Bir yerden emir almışçasına Türkiye'nin birçok yerinde sokak ortasında tesettürlü bayanlara yönelik taciz ve saldırıların artması büyük endişelere sebebiyet veriyor.
Toplumsal barışı tehdit eden bu saldırıların artması, saldırganların fütursuzca davranmaları '28 Şubat tekrar hortluyor mu?' Sorusunu akıllara getirdi.
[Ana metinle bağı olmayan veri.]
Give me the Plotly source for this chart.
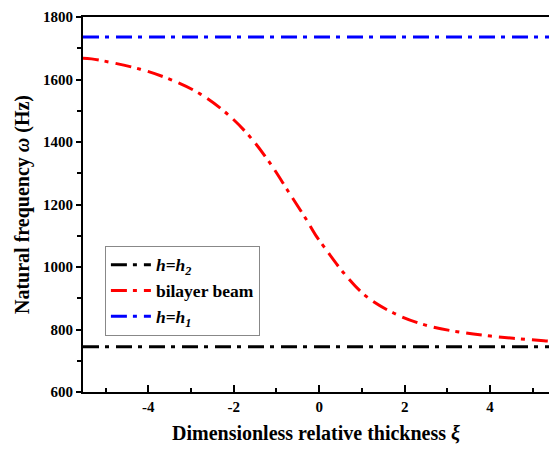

Laikçi, Kemalist kimlikleriyle ön plana çıkan ve bazı karanlık güçler tarafından korunan kişilerin İslami kimliğe bağnazca saldırmalarının kabul edilemez olduğunu söyleyen Batmanlılar, saldırganların caydırıcı cezalara çarptırılmaları gerektiğini vurguladı.
Tesettür başta olmak üzere İslami kimliğin güvence altına alınması çağrısında bulunan Batman halkı, anayasal güvence istedi.
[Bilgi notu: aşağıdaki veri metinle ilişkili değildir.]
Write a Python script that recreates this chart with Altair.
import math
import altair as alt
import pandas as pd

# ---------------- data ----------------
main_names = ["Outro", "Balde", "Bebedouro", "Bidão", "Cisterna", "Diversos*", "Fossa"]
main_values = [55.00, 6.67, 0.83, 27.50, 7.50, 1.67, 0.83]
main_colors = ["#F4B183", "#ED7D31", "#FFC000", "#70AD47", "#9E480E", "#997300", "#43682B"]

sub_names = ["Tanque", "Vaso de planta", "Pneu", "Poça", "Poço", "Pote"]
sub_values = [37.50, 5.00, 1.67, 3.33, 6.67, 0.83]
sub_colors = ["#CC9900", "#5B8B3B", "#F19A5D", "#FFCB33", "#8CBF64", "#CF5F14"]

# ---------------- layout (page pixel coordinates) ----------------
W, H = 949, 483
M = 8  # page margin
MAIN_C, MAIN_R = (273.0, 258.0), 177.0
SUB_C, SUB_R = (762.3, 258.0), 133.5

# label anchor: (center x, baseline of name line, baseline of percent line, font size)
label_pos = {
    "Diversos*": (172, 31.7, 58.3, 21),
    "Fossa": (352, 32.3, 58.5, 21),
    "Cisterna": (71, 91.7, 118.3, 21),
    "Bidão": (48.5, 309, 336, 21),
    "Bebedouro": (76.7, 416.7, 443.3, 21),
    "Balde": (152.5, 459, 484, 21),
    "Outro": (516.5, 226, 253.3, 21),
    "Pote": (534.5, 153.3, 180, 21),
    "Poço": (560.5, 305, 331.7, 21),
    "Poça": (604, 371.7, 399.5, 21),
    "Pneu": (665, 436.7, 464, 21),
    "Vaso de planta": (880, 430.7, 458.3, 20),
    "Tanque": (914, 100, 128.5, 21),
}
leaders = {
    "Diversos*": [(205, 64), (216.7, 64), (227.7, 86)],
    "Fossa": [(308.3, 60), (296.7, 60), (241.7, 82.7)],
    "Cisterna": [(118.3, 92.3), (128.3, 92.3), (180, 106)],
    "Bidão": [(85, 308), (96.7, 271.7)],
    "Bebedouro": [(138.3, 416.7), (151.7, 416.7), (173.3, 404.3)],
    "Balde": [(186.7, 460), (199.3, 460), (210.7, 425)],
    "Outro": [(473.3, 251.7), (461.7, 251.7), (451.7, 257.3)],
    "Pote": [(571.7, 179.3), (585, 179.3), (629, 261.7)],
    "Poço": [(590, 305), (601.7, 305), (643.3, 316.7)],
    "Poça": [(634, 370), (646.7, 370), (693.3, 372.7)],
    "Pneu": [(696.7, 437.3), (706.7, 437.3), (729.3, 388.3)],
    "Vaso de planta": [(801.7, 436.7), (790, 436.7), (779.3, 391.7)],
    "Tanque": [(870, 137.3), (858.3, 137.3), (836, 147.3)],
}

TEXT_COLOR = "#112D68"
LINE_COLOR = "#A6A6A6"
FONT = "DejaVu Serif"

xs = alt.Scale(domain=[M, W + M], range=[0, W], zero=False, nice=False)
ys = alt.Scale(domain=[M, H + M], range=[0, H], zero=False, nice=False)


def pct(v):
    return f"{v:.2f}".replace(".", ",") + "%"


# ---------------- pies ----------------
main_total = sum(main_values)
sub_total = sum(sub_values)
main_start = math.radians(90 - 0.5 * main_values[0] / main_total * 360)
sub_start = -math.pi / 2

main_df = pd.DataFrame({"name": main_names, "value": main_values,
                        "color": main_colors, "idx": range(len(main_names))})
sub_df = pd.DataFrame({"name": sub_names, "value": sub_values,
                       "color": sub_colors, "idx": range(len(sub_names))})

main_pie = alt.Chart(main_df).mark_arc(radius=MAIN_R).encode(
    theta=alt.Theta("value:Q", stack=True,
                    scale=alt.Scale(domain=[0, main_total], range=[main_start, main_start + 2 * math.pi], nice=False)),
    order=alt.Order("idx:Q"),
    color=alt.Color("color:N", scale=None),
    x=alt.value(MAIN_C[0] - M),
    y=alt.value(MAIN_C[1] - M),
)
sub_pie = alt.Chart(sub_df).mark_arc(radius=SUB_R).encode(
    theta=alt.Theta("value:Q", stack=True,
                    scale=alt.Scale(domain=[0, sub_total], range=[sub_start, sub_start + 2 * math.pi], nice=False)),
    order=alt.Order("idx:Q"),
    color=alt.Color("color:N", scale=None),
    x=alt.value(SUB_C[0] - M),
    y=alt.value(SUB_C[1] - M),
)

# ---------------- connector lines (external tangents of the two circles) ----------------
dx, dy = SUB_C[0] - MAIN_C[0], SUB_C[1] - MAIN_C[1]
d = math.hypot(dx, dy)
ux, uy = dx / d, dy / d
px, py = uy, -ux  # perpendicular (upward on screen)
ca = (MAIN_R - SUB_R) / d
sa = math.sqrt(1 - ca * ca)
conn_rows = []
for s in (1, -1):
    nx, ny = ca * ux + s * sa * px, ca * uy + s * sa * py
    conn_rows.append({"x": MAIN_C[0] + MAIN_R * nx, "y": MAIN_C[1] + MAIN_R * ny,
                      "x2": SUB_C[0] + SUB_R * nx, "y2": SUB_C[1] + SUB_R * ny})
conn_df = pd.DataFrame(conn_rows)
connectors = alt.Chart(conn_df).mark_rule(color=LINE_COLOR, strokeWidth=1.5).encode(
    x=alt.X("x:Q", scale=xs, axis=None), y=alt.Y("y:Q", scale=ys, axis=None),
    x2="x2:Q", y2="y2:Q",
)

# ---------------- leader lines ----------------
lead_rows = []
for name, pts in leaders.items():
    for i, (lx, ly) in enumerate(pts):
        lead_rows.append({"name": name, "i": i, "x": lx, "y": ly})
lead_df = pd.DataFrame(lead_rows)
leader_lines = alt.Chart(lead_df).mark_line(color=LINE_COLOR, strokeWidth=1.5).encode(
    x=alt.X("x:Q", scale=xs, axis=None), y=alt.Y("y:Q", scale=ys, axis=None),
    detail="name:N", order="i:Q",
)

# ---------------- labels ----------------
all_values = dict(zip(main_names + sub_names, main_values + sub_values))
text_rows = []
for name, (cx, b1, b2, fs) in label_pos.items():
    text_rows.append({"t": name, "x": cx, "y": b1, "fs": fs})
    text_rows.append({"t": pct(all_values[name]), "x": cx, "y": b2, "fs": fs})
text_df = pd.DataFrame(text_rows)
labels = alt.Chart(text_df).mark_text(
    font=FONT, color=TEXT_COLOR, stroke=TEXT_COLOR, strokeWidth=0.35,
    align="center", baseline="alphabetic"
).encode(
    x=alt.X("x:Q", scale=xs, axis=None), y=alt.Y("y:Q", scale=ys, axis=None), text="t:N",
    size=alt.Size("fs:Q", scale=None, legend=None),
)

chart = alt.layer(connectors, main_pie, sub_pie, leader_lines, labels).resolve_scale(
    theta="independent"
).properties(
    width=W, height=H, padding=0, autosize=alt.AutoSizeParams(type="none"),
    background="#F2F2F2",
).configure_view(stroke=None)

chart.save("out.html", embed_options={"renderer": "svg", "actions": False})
Başörtüye yapılan saldırıların utanç verici olduğunu belirten Hacı Laçin, "İnancından dolayı insanlar hakaret görüyorsa, linç ediliyor veya saldırıya uğruyorsa bu büyük bir ayıptır, yanlışlıktır. Kimse inancından dolayı kınanmamalı, hor görülmemelidir. Başörtü takan kadınlara saygı gösterilmesi lazım. Kendine istemediğin bir şeyi başkasına da istememelisin. Onun için başörtü saldırılarını kınıyoruz, hoş görmüyoruz. Böyle şeyler ülkemize, milletimize yakışmaz. Müslüman olan bir ülkenin insanları bunu yapmamalıdır. Saldırıları yapanların üzerinde durulması lazım. Saldırıyı yapanların yakalanması lazım. Gücü nerden aldıkları sorgulanmalıdır. Bu devletin işidir." dedi.
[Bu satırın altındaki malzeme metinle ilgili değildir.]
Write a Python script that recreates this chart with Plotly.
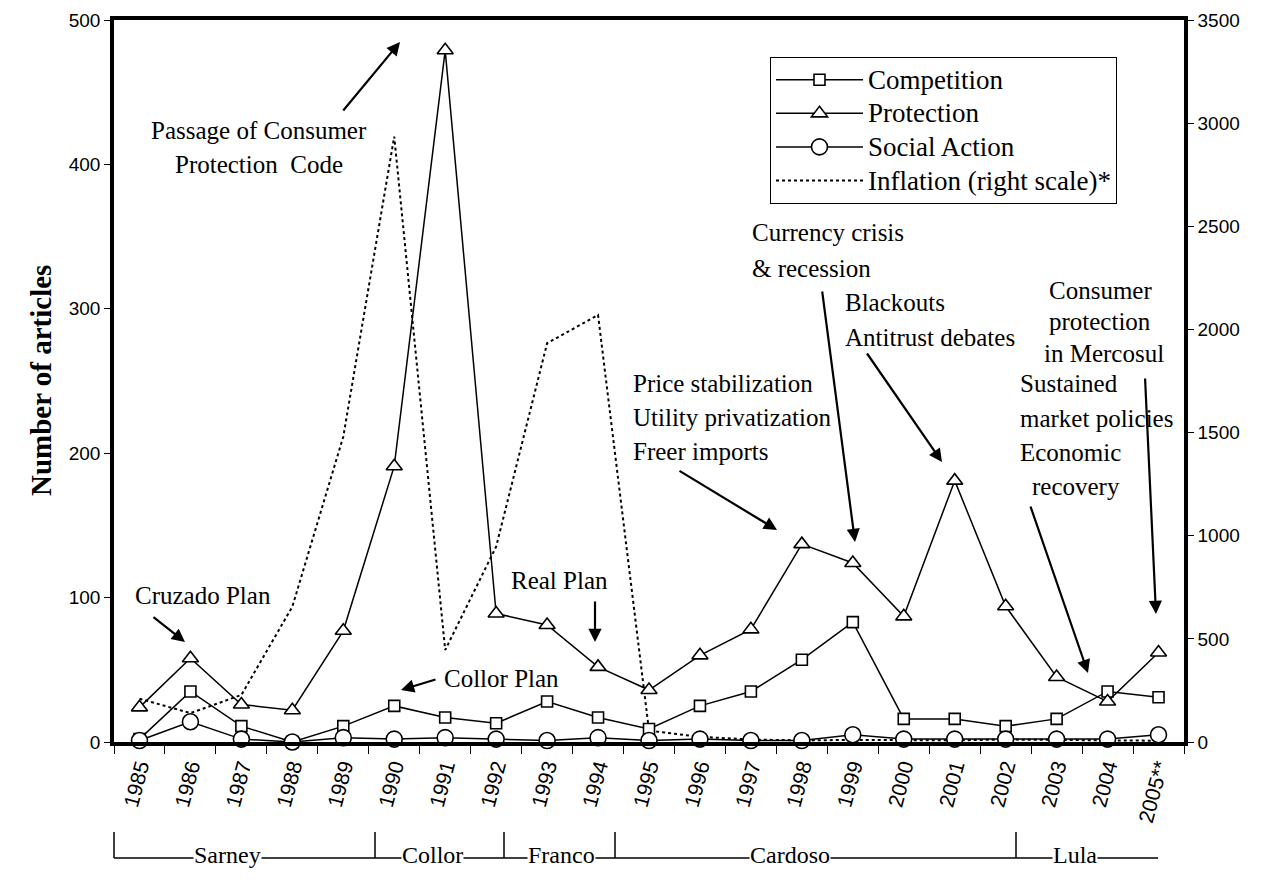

"Saldırılar cezasız kalmamalı"
Tesettürün güvence altına alınmasını isteyen Ahmet Zariç, "Son dönemlerde Türkiye'nin bazı illerinde tesettüre olan düşmanlığı bariz bir şekilde görüyoruz. Bu saldırıları esefle kınıyoruz. Bunun altında yatan temel unsur da Kemalist ve Laik zihniyettir. Hükümetten talebimiz, tesettürü yasal güvence altına almasıdır. Aksi takdirde her zaman istemediğimiz görüntüler olacaktır. Tesettüre olan saldırılar cezasız kalınmamalıdır. Yoksa her zaman saldırılar olacaktır. Bu yüzden kanunen bunlara ceza verilmelidir. Çarşı-pazarda tesettürlü bayanlara hem sözlü hem de fiili saldırıda bulunabiliyorlar. Bu cesareti, ceza almamalarından alıyorlar." diye konuştu.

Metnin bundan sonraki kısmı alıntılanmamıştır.